- _Problem_: Transcribe every line from the top down to the line with "ax = fig.add_axes([63/597, 1-310/341, 530/597, 300/341])", both ends included, but not the pictures.

********************

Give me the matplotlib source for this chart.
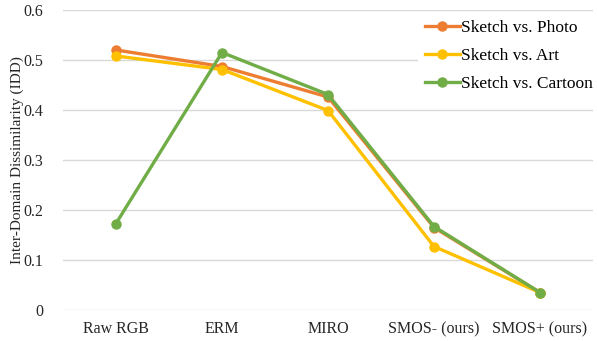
import numpy as np
import matplotlib.pyplot as plt

plt.rcParams['font.family'] = ['Liberation Serif', 'DejaVu Serif']

methods = ['Raw RGB', 'ERM', 'MIRO', 'SMOS- (ours)', 'SMOS+ (ours)']
photo = [0.520, 0.487, 0.426, 0.165, 0.035]
art = [0.508, 0.481, 0.399, 0.127, 0.035]
cartoon = [0.173, 0.515, 0.431, 0.167, 0.035]

fig = plt.figure(figsize=(5.97, 3.41), dpi=100)
ax = fig.add_axes([63/597, 1-310/341, 530/597, 300/341])

x = np.arange(len(methods))
ax.plot(x, photo, color='#ED7D31', lw=2.4, marker='o', ms=6.5, label='Sketch vs. Photo')
ax.plot(x, art, color='#FFC000', lw=2.4, marker='o', ms=6.5, label='Sketch vs. Art')
ax.plot(x, cartoon, color='#70AD47', lw=2.4, marker='o', ms=6.5, label='Sketch vs. Cartoon')

ax.set_xlim(-0.5, len(methods) - 0.5)
ax.set_ylim(0, 0.6)
ax.set_yticks(np.arange(0, 0.61, 0.1))
ax.set_yticklabels(['0', '0.1', '0.2', '0.3', '0.4', '0.5', '0.6'])
ax.set_xticks(x)
ax.set_xticklabels(methods)
ax.tick_params(length=0, labelsize=11.5, colors='#262626', pad=8)
ax.tick_params(axis='y', pad=14)
ax.grid(axis='y', color='#D9D9D9', lw=1)
ax.set_axisbelow(True)
for s in ax.spines.values():
    s.set_visible(False)
ax.set_ylabel('Inter-Domain Dissimilarity (IDD)', fontsize=11, color='#262626', labelpad=0)

leg = ax.legend(loc='upper right', bbox_to_anchor=(1.03, 1.02), frameon=True,
                edgecolor='none', facecolor='white', framealpha=1, fancybox=False,
                fontsize=12.5, handlelength=2.0, handletextpad=0.1, labelspacing=0.7)

fig.savefig('out.png', dpi=100)
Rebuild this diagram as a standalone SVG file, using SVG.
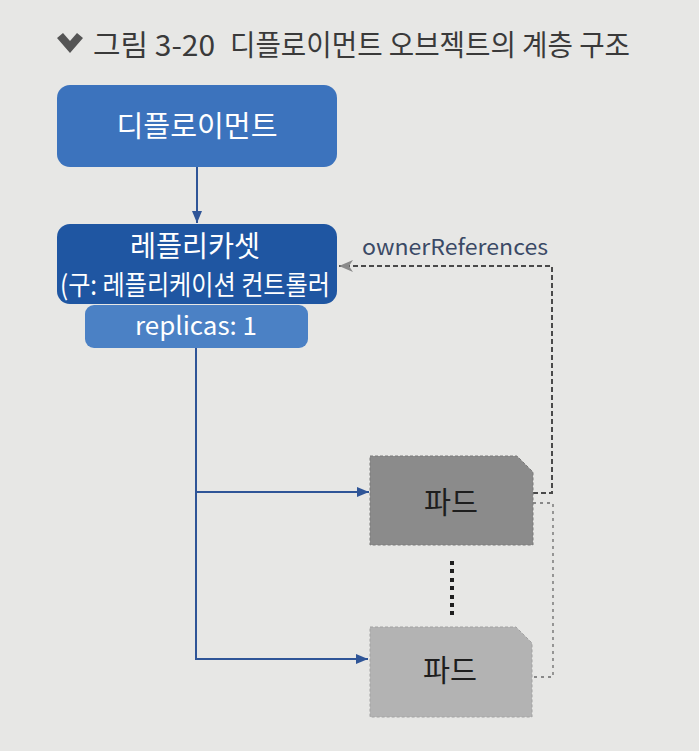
<svg xmlns="http://www.w3.org/2000/svg" width="699" height="751" viewBox="0 0 699 751">
<defs>
<style>
text{font-family:"Noto Sans CJK KR","Noto Sans",sans-serif}
.wt{fill:#ffffff;text-anchor:middle}
.pod{fill:#1e1e1e;text-anchor:middle;font-size:30px}
.conn{stroke:#2f5597;stroke-width:2;fill:none}
.ref{stroke:#4a4a4a;stroke-width:2;fill:none;stroke-dasharray:5 3}
.ref2{stroke:#6a6a6a;stroke-width:1.3;fill:none;stroke-dasharray:3 4}
</style>
<marker id="ab" viewBox="0 0 12 10" refX="12" refY="5" markerWidth="12" markerHeight="10" markerUnits="userSpaceOnUse" orient="auto">
<path d="M0,0 L12,5 L0,10 Z" fill="#2f5597"/>
</marker>
<marker id="ag" viewBox="0 0 14 12" refX="14" refY="6" markerWidth="14" markerHeight="12" markerUnits="userSpaceOnUse" orient="auto">
<path d="M0,0 L14,6 L0,12 L4,6 Z" fill="#8a8a8a"/>
</marker>
</defs>
<rect width="699" height="751" fill="#e7e7e5"/>
<g id="title">
<path d="M57,38 L63,33 L70,41 L77,33 L83,38 L70,53 Z" fill="#555555"/>
<text x="93" y="56" font-size="29" fill="#3a3a3a"><tspan x="93" textLength="122" lengthAdjust="spacingAndGlyphs">그림 3-20</tspan><tspan x="230" textLength="400" lengthAdjust="spacingAndGlyphs">디플로이먼트 오브젝트의 계층 구조</tspan></text>
</g>
<g id="connectors">
<path class="conn" d="M197,167 V223" marker-end="url(#ab)"/>
<path class="conn" d="M196,348 V659 H368" marker-end="url(#ab)"/>
<path class="conn" d="M196,492 H369" marker-end="url(#ab)"/>
<path class="ref" d="M533,493 H552 V266 H339" marker-end="url(#ag)"/>
<path class="ref2" d="M533,503 H553 V677 H533"/>
<text x="362" y="255" font-size="22" fill="#3b4a66" textLength="186" lengthAdjust="spacingAndGlyphs">ownerReferences</text>
</g>
<g id="deployment">
<rect x="57" y="85" width="280" height="82" rx="13" fill="#3c73bd"/>
<text class="wt" x="197" y="137" font-size="29" textLength="161" lengthAdjust="spacingAndGlyphs">디플로이먼트</text>
</g>
<g id="replicaset">
<rect x="57" y="224" width="280" height="80" rx="13" fill="#1f56a2"/>
<text class="wt" x="195" y="257" font-size="29" textLength="130" lengthAdjust="spacingAndGlyphs">레플리카셋</text>
<text class="wt" x="195" y="295" font-size="27" textLength="270" lengthAdjust="spacingAndGlyphs">(구: 레플리케이션 컨트롤러</text>
</g>
<g id="replicas">
<rect x="85" y="305" width="223" height="43" rx="9" fill="#4b81c5"/>
<text class="wt" x="196" y="335" font-size="25" textLength="122" lengthAdjust="spacingAndGlyphs">replicas: 1</text>
</g>
<g id="pod1">
<path d="M370,456 H517 L533,472 V545 H370 Z" fill="#8b8b8b" stroke="#7a7a7a" stroke-width="1" stroke-dasharray="3 2"/>
<text class="pod" x="451" y="513" textLength="54" lengthAdjust="spacingAndGlyphs">파드</text>
</g>
<g id="ellipsis">
<rect x="450" y="561" width="4" height="4" fill="#1e1e1e"/>
<rect x="450" y="569" width="4" height="4" fill="#1e1e1e"/>
<rect x="450" y="578" width="4" height="4" fill="#1e1e1e"/>
<rect x="450" y="586" width="4" height="4" fill="#1e1e1e"/>
<rect x="450" y="595" width="4" height="4" fill="#1e1e1e"/>
<rect x="450" y="603" width="4" height="4" fill="#1e1e1e"/>
<rect x="450" y="611" width="4" height="4" fill="#1e1e1e"/>
</g>
<g id="pod2">
<path d="M370,627 H516 L532,643 V717 H370 Z" fill="#b3b3b3" stroke="#a2a2a2" stroke-width="1" stroke-dasharray="3 2"/>
<text class="pod" x="450" y="681" textLength="54" lengthAdjust="spacingAndGlyphs">파드</text>
</g>
</svg>
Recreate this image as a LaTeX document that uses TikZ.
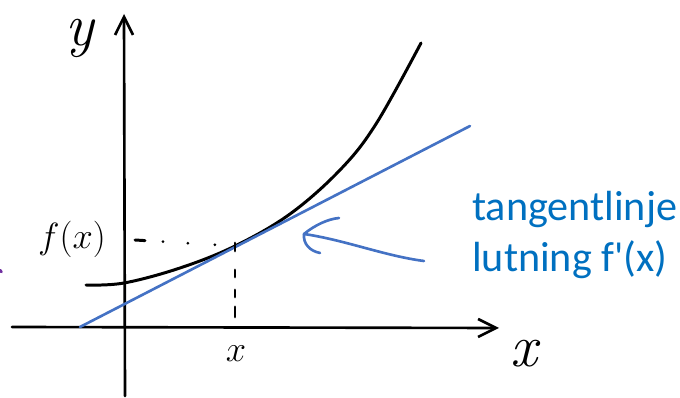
\documentclass[tikz,border=0pt]{standalone}
\usepackage{fontspec}
\newfontfamily\labelfont{Carlito}
\definecolor{penblue}{RGB}{68, 114, 196}
\definecolor{textblue}{RGB}{0, 112, 192}
\definecolor{penpurple}{RGB}{112, 48, 160}
\usetikzlibrary{arrows.meta, positioning}

\begin{document}
\begin{tikzpicture}[x=0.02cm, y=-0.02cm, line cap=round, line join=round,
    axis/.style={draw, line width=1.5pt, -{Straight Barb[length=3.6mm, width=3.6mm, line width=1.5pt]}},
    pen/.style={line width=1.7pt},
    bluepen/.style={draw=penblue, line width=1.5pt},
    handlabel/.style={inner sep=1pt, font=\fontsize{34}{34}\selectfont\itshape},
    ticklabel/.style={font=\fontsize{22}{22}\selectfont}]
        \useasboundingbox (0,0) rectangle (680,398);
        % axes
        \coordinate (xstart) at (12,327);
        \coordinate (xend) at (499,328);
        \coordinate (ystart) at (125,396);
        \coordinate (yend) at (124,14);
        \draw[axis] (xstart) -- (xend);
        \draw[axis] (ystart) -- (yend);
        \node[handlabel] (ylab) at (80,38) {y};
        \node[handlabel] (xlab) at (524,354) {x};
        % graph and tangent
        \coordinate (P) at (235,246);
        \draw[pen] plot[smooth, tension=0.6] coordinates {(86,285) (124,283) (180,268) (P) (290,214) (340,170) (376,124) (421,43)};
        \coordinate (tstart) at (80,327);
        \coordinate (tend) at (470,126);
        \draw[bluepen] (tstart) -- (tend);
        % f(x) and x marks
        \node[ticklabel] (fx) at (72,239) {$f(x)$};
        \node[ticklabel] (xt) at (236,354) {$x$};
        \coordinate (fxend) at (135,240);
        \coordinate (xfoot) at (235,318);
        \draw[pen, dash pattern=on 0.2cm off 0.36cm on 0cm off 0.5cm on 0cm off 0.54cm on 0cm off 1cm] (fxend) -- (P);
        \draw[pen, dash pattern=on 0.16cm off 0.38cm on 0.14cm off 0.26cm on 0.14cm off 0.2cm on 0.2cm off 1cm] ([yshift=0.06cm]P) -- (xfoot);
        % label and hand arrow
        \node[anchor=west, align=left, text=textblue, font=\labelfont\fontsize{24}{28.5}\selectfont] (tlabel) at (466,235) {tangentlinje\\lutning f'(x)};
        \coordinate (atail) at (424,261);
        \coordinate (atip) at (304,234);
        \draw[bluepen] (atail) .. controls (385,256) and (345,240) .. (atip);
        \draw[bluepen] (atip) .. controls (315,225) and (328,219) .. (339,218);
        \draw[bluepen] (atip) .. controls (303,244) and (310,251) .. (320,253);
        \draw[penpurple, line width=1.5pt] (0,270) -- (1.5,272);
      \end{tikzpicture}
\end{document}
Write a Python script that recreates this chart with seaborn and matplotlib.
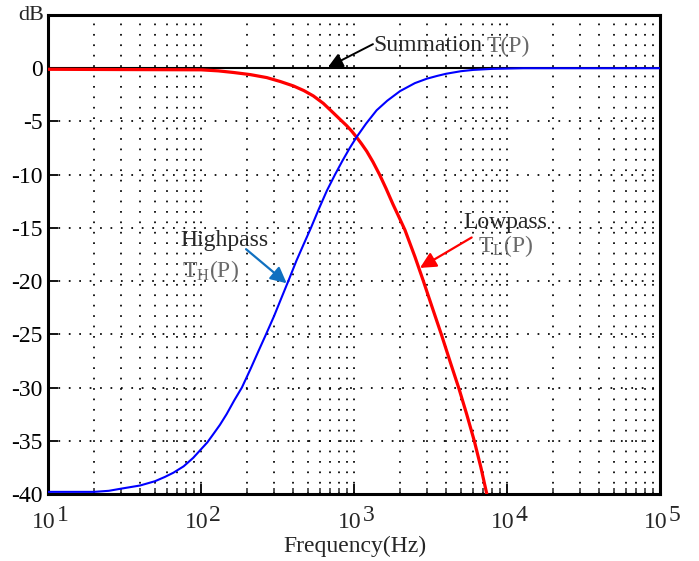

********************

- _Reply_:
Give me the matplotlib source for this chart.
import numpy as np
import matplotlib.pyplot as plt

plt.rcParams['font.family'] = ['Liberation Serif', 'DejaVu Serif']

methods = ['Raw RGB', 'ERM', 'MIRO', 'SMOS- (ours)', 'SMOS+ (ours)']
photo = [0.520, 0.487, 0.426, 0.165, 0.035]
art = [0.508, 0.481, 0.399, 0.127, 0.035]
cartoon = [0.173, 0.515, 0.431, 0.167, 0.035]

fig = plt.figure(figsize=(5.97, 3.41), dpi=100)
ax = fig.add_axes([63/597, 1-310/341, 530/597, 300/341])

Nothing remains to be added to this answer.